Amnesty is a humanitarian gesture which will ease the political tension in the country, as well as ease the burden in prisons, said ruling Republican Party of Armenia (HHK) MP Karine Atshemyan at a meeting with journalists in Yerevan today. The latest legislative amendments to the RA Criminal Code have also served as fertile ground for the amnesty, she added.
However, Heritage Party MP Zaruhi Postanjyan, also present at the press conference, said the frequency of amnesty is not due to the Armenian authorities humanistic aspirations and desire to do good for the public.
“In fact, this comes from a very bad day [the difficult situation faced by the authorities]. And the bad thing is that in 2006, amendments were made to those laws which provided for the right to conditional parole. By the president’s order, a commission was established which artificially prevented the realization of this right,” she said.
Postanjyan described how prison cells in Armenia today are overcrowded, and, citing Nubarashen penitentiary as an example, said this institution is designed to hold 800 prisoners, but today it holds 1,300 prisoners.

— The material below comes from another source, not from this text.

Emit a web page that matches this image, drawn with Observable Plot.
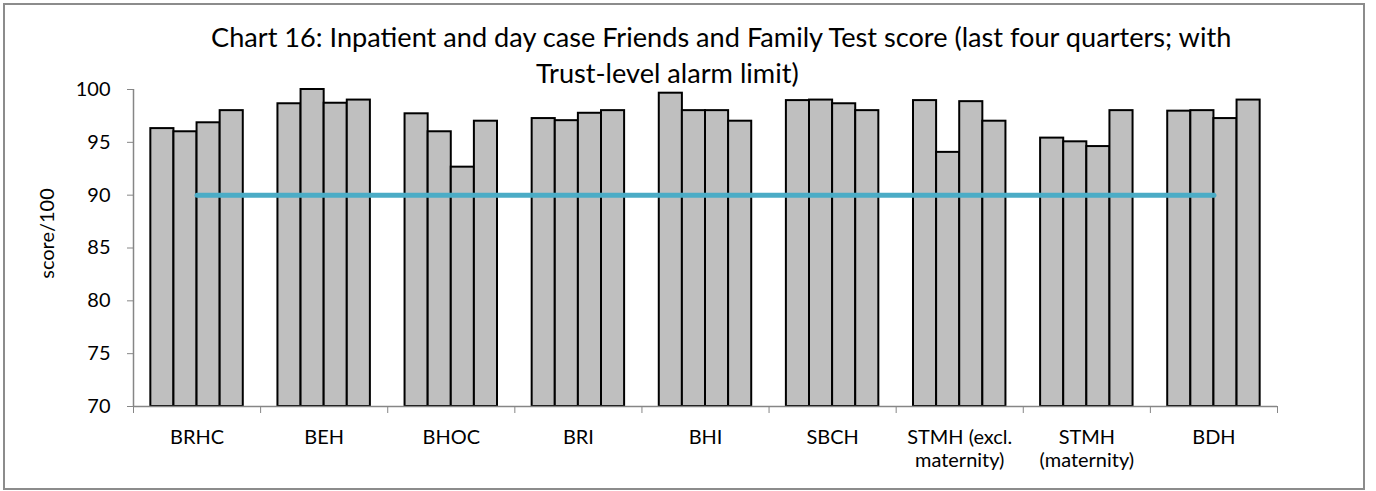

The MP also noted that the amnesty, to a certain extent, will ease the situation, but this doesn’t mean that it will resolve all the problems. “If we’re not going to have a fair judicial system, then one year later there will be this overcrowding again.”
In response to Postanjyan, Atshemyan urged her colleague to go to the National Assembly and vote for the amnesty. (Note, the press conference took place before the vote in parliament today. The National Assembly already ruled in favor of the amnesty.)
“You initiated the amnesty with your president, and you can approve this amnesty,” said Postanjyan in reply.